• _WORK TO COMPLETE_:
Copy out each line exactly; pictures stay out of the copy.
============================================================
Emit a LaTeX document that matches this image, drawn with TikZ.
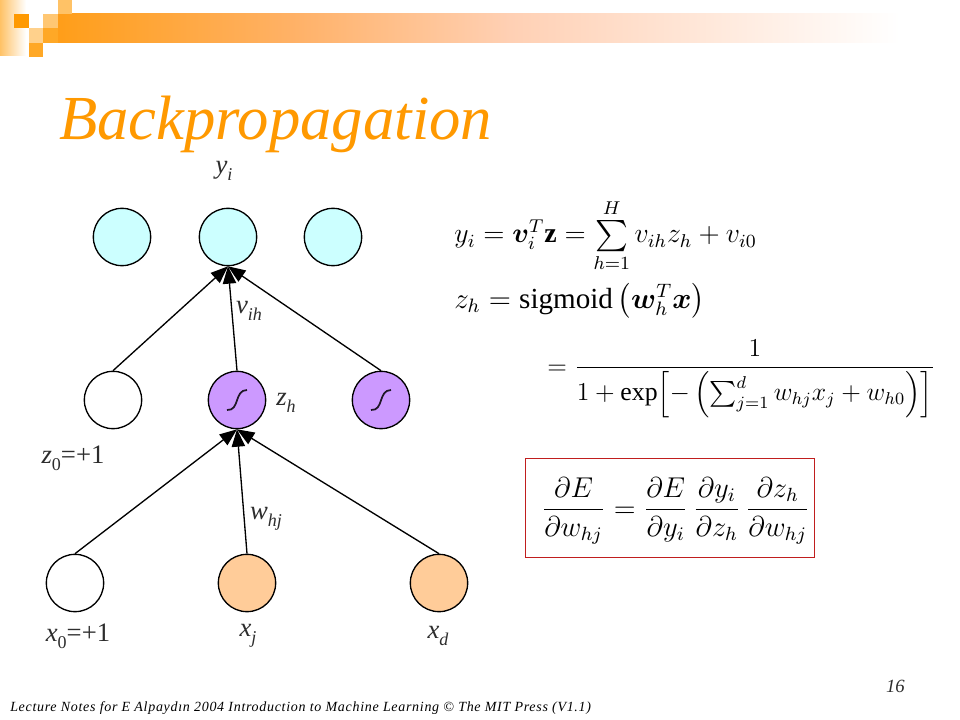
\documentclass[tikz,border=0pt]{standalone}
\usepackage{amsmath,bm,graphicx}
\usepackage{fontspec}
\setmainfont{Liberation Serif}
\newfontfamily\titlefont{Liberation Serif}
\usetikzlibrary{arrows.meta}
\definecolor{orng}{RGB}{255,153,0}
\definecolor{barmid}{RGB}{255,178,105}
\definecolor{barend}{RGB}{255,208,180}
\definecolor{barstart}{RGB}{255,158,25}
\definecolor{cyanfill}{RGB}{204,255,255}
\definecolor{purp}{RGB}{204,153,255}
\definecolor{peach}{RGB}{255,204,153}
\definecolor{boxred}{RGB}{192,30,30}
\definecolor{labgray}{RGB}{45,45,45}
\newcommand{\lab}[2]{\textit{#1}\raisebox{-5pt}{\fontsize{13.5}{14}\selectfont #2}}
\tikzset{
  x=0.75pt,y=-0.75pt,
  unit/.style={circle,draw=black,line width=1pt,minimum size=43pt,inner sep=0pt},
  outunit/.style={unit,fill=cyanfill},
  hidunit/.style={unit,fill=purp},
  inunit/.style={unit,fill=peach},
  bias/.style={unit,fill=white},
  conn/.style={line width=1pt,-{Triangle[length=13pt,width=10pt]}},
  lbl/.style={inner sep=0pt,font=\fontsize{20}{22}\selectfont,text=labgray},
  eq/.style={inner sep=0pt,anchor=base west},
  sigm/.style={line width=1.3pt,draw=black!85!purp}
}
\begin{document}
\begin{tikzpicture}
\useasboundingbox (0,0) rectangle (960,720);
\fill[white] (0,0) rectangle (960,720);
% header
\shade[left color=barstart,right color=barmid] (58,14) rectangle (300,43);
\shade[left color=barmid,right color=barend] (300,14) rectangle (510,43);
\shade[left color=barend,right color=white] (510,14) rectangle (900,43);
\shade[left color=orng!60,right color=white] (0,0) rectangle (26,56);
\fill[orng!60] (58,0) rectangle (72,14);
\fill[orng] (14,14) rectangle (29,28);
\fill[orng!55] (43,14) rectangle (58,28);
\fill[orng!45] (29,28) rectangle (43,43);
\fill[orng!85] (43,28) rectangle (58,43);
\fill[orng!85] (29,43) rectangle (43,57);
% title
\node[inner sep=0pt,anchor=base west,text=orng,font=\titlefont\itshape\fontsize{47}{50}\selectfont] (title) at (59,140) {Backpropagation};
% units
\node[outunit] (y1) at (122,237) {};
\node[outunit] (y2) at (228,237) {};
\node[outunit] (y3) at (333,237) {};
\node[bias] (z0) at (113,400) {};
\node[hidunit] (z1) at (237,400) {};
\node[hidunit] (z2) at (381,400) {};
\node[bias] (x0) at (75,583) {};
\node[inunit] (x1) at (247,583) {};
\node[inunit] (x2) at (439,583) {};
% sigmoid glyphs
\draw[sigm] (227,410) .. controls (240,411) and (234,390) .. (247,390);
\draw[sigm] (371,410) .. controls (384,411) and (378,390) .. (391,390);
% connectors
\draw[conn] (z0.north) -- (y2.south);
\draw[conn] (z2.north) -- (y2.south);
\draw[conn] (z1.north) -- (y2.south);
\draw[conn] (x0.north) -- (z1.south);
\draw[conn] (x2.north) -- (z1.south);
\draw[conn] (x1.north) -- (z1.south);
% labels
\node[lbl] (ly) at (224,171) {\lab{y}{\textit{i}}};
\node[lbl] (lv) at (249,311) {\lab{v}{\textit{ih}}};
\node[lbl] (lz) at (286,403) {\lab{z}{\textit{h}}};
\node[lbl] (lzo) at (73,458) {\lab{z}{0}=+1};
\node[lbl] (lw) at (266,519) {\lab{w}{\textit{hj}}};
\node[lbl] (lxo) at (78,636) {\lab{x}{0}=+1};
\node[lbl] (lxj) at (248,636) {\lab{x}{\textit{j}}};
\node[lbl] (lxd) at (438,636) {\lab{x}{\textit{d}}};
% equations
\node[eq,scale=1.74] (eq1) at (454,243) {\large$y_{i}=\bm{v}_{i}^{T}\mathbf{z}=\mathop{\vcenter{\hbox{\scalebox{1.12}{$\textstyle\sum$}}}}\limits_{h=1}^{H}v_{ih}z_{h}+v_{i0}$};
\node[eq,scale=1.82] (eq2) at (454,308) {\large$z_{h}=\mathrm{sigmoid}\left(\bm{w}_{h}^{T}\bm{x}\right)$};
\node[eq,scale=1.61] (eq3) at (547,374) {\large$=\dfrac{1}{1+\exp\!\left[-\left(\sum_{j=1}^{d}w_{hj}x_{j}+w_{h0}\right)\right]}$};
% box
\node[draw=boxred,line width=0.6pt,minimum width=216.75pt,minimum height=74.25pt,inner sep=0pt] (box) at (669.5,507.5) {};
\node[eq,scale=1.79] (eq4) at (541,517) {\large$\dfrac{\partial E}{\partial w_{hj}}=\dfrac{\partial E}{\partial y_{i}}\,\dfrac{\partial y_{i}}{\partial z_{h}}\,\dfrac{\partial z_{h}}{\partial w_{hj}}$};
% footer
\node[inner sep=0pt,anchor=base east,font=\itshape\fontsize{14}{16}\selectfont,text=labgray] (pg) at (905,692) {16};
\node[inner sep=0pt,anchor=base west,font=\itshape\fontsize{10.5}{12}\selectfont\addfontfeatures{LetterSpace=5}] (foot) at (10,711) {Lecture Notes for E Alpaydın 2004 Introduction to Machine Learning © The MIT Press (V1.1)};
\end{tikzpicture}
\end{document}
============================================================
• _REPLY_:
Emit a LaTeX document that matches this image, drawn with TikZ.
\documentclass[tikz,border=0pt]{standalone}
\usepackage{amsmath,bm,graphicx}
\usepackage{fontspec}
\setmainfont{Liberation Serif}
\newfontfamily\titlefont{Liberation Serif}
\usetikzlibrary{arrows.meta}
\definecolor{orng}{RGB}{255,153,0}
\definecolor{barmid}{RGB}{255,178,105}
\definecolor{barend}{RGB}{255,208,180}
\definecolor{barstart}{RGB}{255,158,25}
\definecolor{cyanfill}{RGB}{204,255,255}
\definecolor{purp}{RGB}{204,153,255}
\definecolor{peach}{RGB}{255,204,153}
\definecolor{boxred}{RGB}{192,30,30}
\definecolor{labgray}{RGB}{45,45,45}
\newcommand{\lab}[2]{\textit{#1}\raisebox{-5pt}{\fontsize{13.5}{14}\selectfont #2}}
\tikzset{
  x=0.75pt,y=-0.75pt,
  unit/.style={circle,draw=black,line width=1pt,minimum size=43pt,inner sep=0pt},
  outunit/.style={unit,fill=cyanfill},
  hidunit/.style={unit,fill=purp},
  inunit/.style={unit,fill=peach},
  bias/.style={unit,fill=white},
  conn/.style={line width=1pt,-{Triangle[length=13pt,width=10pt]}},
  lbl/.style={inner sep=0pt,font=\fontsize{20}{22}\selectfont,text=labgray},
  eq/.style={inner sep=0pt,anchor=base west},
  sigm/.style={line width=1.3pt,draw=black!85!purp}
}
\begin{document}
\begin{tikzpicture}
\useasboundingbox (0,0) rectangle (960,720);
\fill[white] (0,0) rectangle (960,720);
% header
\shade[left color=barstart,right color=barmid] (58,14) rectangle (300,43);
\shade[left color=barmid,right color=barend] (300,14) rectangle (510,43);
\shade[left color=barend,right color=white] (510,14) rectangle (900,43);
\shade[left color=orng!60,right color=white] (0,0) rectangle (26,56);
\fill[orng!60] (58,0) rectangle (72,14);
\fill[orng] (14,14) rectangle (29,28);
\fill[orng!55] (43,14) rectangle (58,28);
\fill[orng!45] (29,28) rectangle (43,43);
\fill[orng!85] (43,28) rectangle (58,43);
\fill[orng!85] (29,43) rectangle (43,57);
% title
\node[inner sep=0pt,anchor=base west,text=orng,font=\titlefont\itshape\fontsize{47}{50}\selectfont] (title) at (59,140) {Backpropagation};
% units
\node[outunit] (y1) at (122,237) {};
\node[outunit] (y2) at (228,237) {};
\node[outunit] (y3) at (333,237) {};
\node[bias] (z0) at (113,400) {};
\node[hidunit] (z1) at (237,400) {};
\node[hidunit] (z2) at (381,400) {};
\node[bias] (x0) at (75,583) {};
\node[inunit] (x1) at (247,583) {};
\node[inunit] (x2) at (439,583) {};
% sigmoid glyphs
\draw[sigm] (227,410) .. controls (240,411) and (234,390) .. (247,390);
\draw[sigm] (371,410) .. controls (384,411) and (378,390) .. (391,390);
% connectors
\draw[conn] (z0.north) -- (y2.south);
\draw[conn] (z2.north) -- (y2.south);
\draw[conn] (z1.north) -- (y2.south);
\draw[conn] (x0.north) -- (z1.south);
\draw[conn] (x2.north) -- (z1.south);
\draw[conn] (x1.north) -- (z1.south);
% labels
\node[lbl] (ly) at (224,171) {\lab{y}{\textit{i}}};
\node[lbl] (lv) at (249,311) {\lab{v}{\textit{ih}}};
\node[lbl] (lz) at (286,403) {\lab{z}{\textit{h}}};
\node[lbl] (lzo) at (73,458) {\lab{z}{0}=+1};
\node[lbl] (lw) at (266,519) {\lab{w}{\textit{hj}}};
\node[lbl] (lxo) at (78,636) {\lab{x}{0}=+1};
\node[lbl] (lxj) at (248,636) {\lab{x}{\textit{j}}};
\node[lbl] (lxd) at (438,636) {\lab{x}{\textit{d}}};
% equations
\node[eq,scale=1.74] (eq1) at (454,243) {\large$y_{i}=\bm{v}_{i}^{T}\mathbf{z}=\mathop{\vcenter{\hbox{\scalebox{1.12}{$\textstyle\sum$}}}}\limits_{h=1}^{H}v_{ih}z_{h}+v_{i0}$};
\node[eq,scale=1.82] (eq2) at (454,308) {\large$z_{h}=\mathrm{sigmoid}\left(\bm{w}_{h}^{T}\bm{x}\right)$};
\node[eq,scale=1.61] (eq3) at (547,374) {\large$=\dfrac{1}{1+\exp\!\left[-\left(\sum_{j=1}^{d}w_{hj}x_{j}+w_{h0}\right)\right]}$};
% box
\node[draw=boxred,line width=0.6pt,minimum width=216.75pt,minimum height=74.25pt,inner sep=0pt] (box) at (669.5,507.5) {};
\node[eq,scale=1.79] (eq4) at (541,517) {\large$\dfrac{\partial E}{\partial w_{hj}}=\dfrac{\partial E}{\partial y_{i}}\,\dfrac{\partial y_{i}}{\partial z_{h}}\,\dfrac{\partial z_{h}}{\partial w_{hj}}$};
% footer
\node[inner sep=0pt,anchor=base east,font=\itshape\fontsize{14}{16}\selectfont,text=labgray] (pg) at (905,692) {16};
\node[inner sep=0pt,anchor=base west,font=\itshape\fontsize{10.5}{12}\selectfont\addfontfeatures{LetterSpace=5}] (foot) at (10,711) {Lecture Notes for E Alpaydın 2004 Introduction to Machine Learning © The MIT Press (V1.1)};
\end{tikzpicture}
\end{document}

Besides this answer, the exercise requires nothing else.